With the English Premier League now back underway, PIPCU has issued a statement to highlight the risks that users put themselves at when they participate in the practice of illegal streaming.
It highlighted that three individuals had been jailed for a combined total of 17 years for defrauding the Premier League by providing illegal access to the English football competition’s matches to more than 1,000 pubs, clubs, and homes throughout England and Wales. In “some of the longest sentences ever issued for piracy-related crimes”, Steven King, 50, from Coventry was sentenced to seven years and four months’ imprisonment; Paul Rolston, 53, from Coventry, received a sentence of six years and four months; and Daniel Malone, 41, from Coventry, a sentence of three years and three months.
In addition, Mark Schofield, based in Radcliffe, recently was convicted of costing broadcaster Sky £1 million through the sale of illegal streaming devices (ISDs).
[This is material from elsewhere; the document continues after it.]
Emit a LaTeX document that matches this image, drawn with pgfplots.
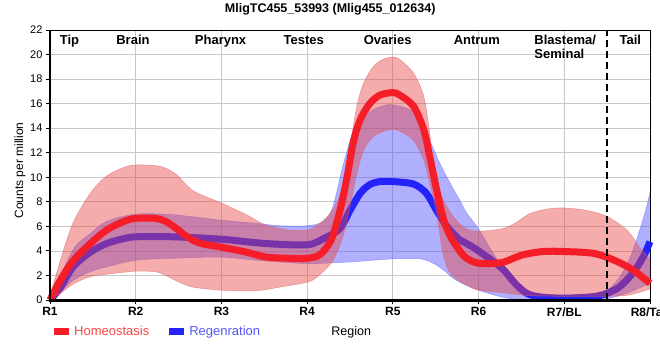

He avoided jail, but in pleading guilty to offences of copyright infringement and fraud, Schofield was handed a two year suspended sentence with 200 hours of unpaid community service.
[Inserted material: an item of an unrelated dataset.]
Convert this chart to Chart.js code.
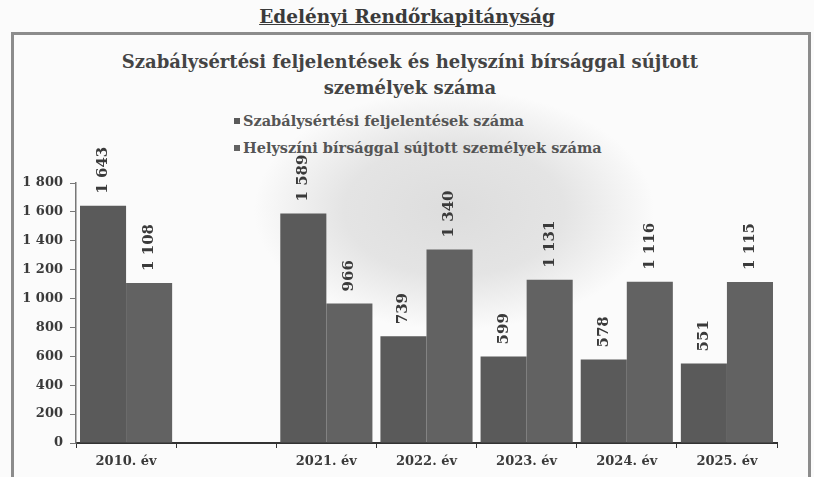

Further afield, Europol earlier this month shut down a global piracy network with more than two million paying subscribers, while Spanish football league La Liga scored victory over three piracy sites in Moscow’s City Court.
DCI Nick Court, head of PIPCU, said: “Not only is it illegal to stream matches without paying for them, but it’s also unreliable and risky. You never know what malware is in the stream you are using and what damage it is doing to your device. Furthermore, law enforcement agencies and legitimate providers can shut illegal sites down during the match, often at a crucial point, to dissuade people from using these sites in the future. By using official providers these risks can easily be avoided. Remember – watch it live, watch it legally.”
This comes at a time where, according to research carried out for technology firm Synamedia by Ampere Analysis, over half of sports fans in 10 countries watch pirated services at least once a month. According to the report, while 89% of sports fans have a payTV or subscription OTT service, 51% still watch pirate sports services at least once a month.
It is possible that many of these illegal streams are of matches which are not broadcast in England, such as those played during the Saturday 3pm blackout window.
However, this will not be a problem for the remainder of the the EPL season where all of the remaining games will be broadcast live – including almost half being shown for free.
Kieron Sharp, CEO of FACT said: “It’s completely understandable that when the current Premier League season restarts, demand to watch the matches will be extremely high. However, it’s essential to remember that the only legal way of watching Premier League matches, and any other content, is through the official providers.
“We encourage everyone to watch only via official providers as this doesn’t only guarantee that you’re not breaking the law but also guarantees that you’re not putting yourself and your family at risk of malware and inappropriate content.”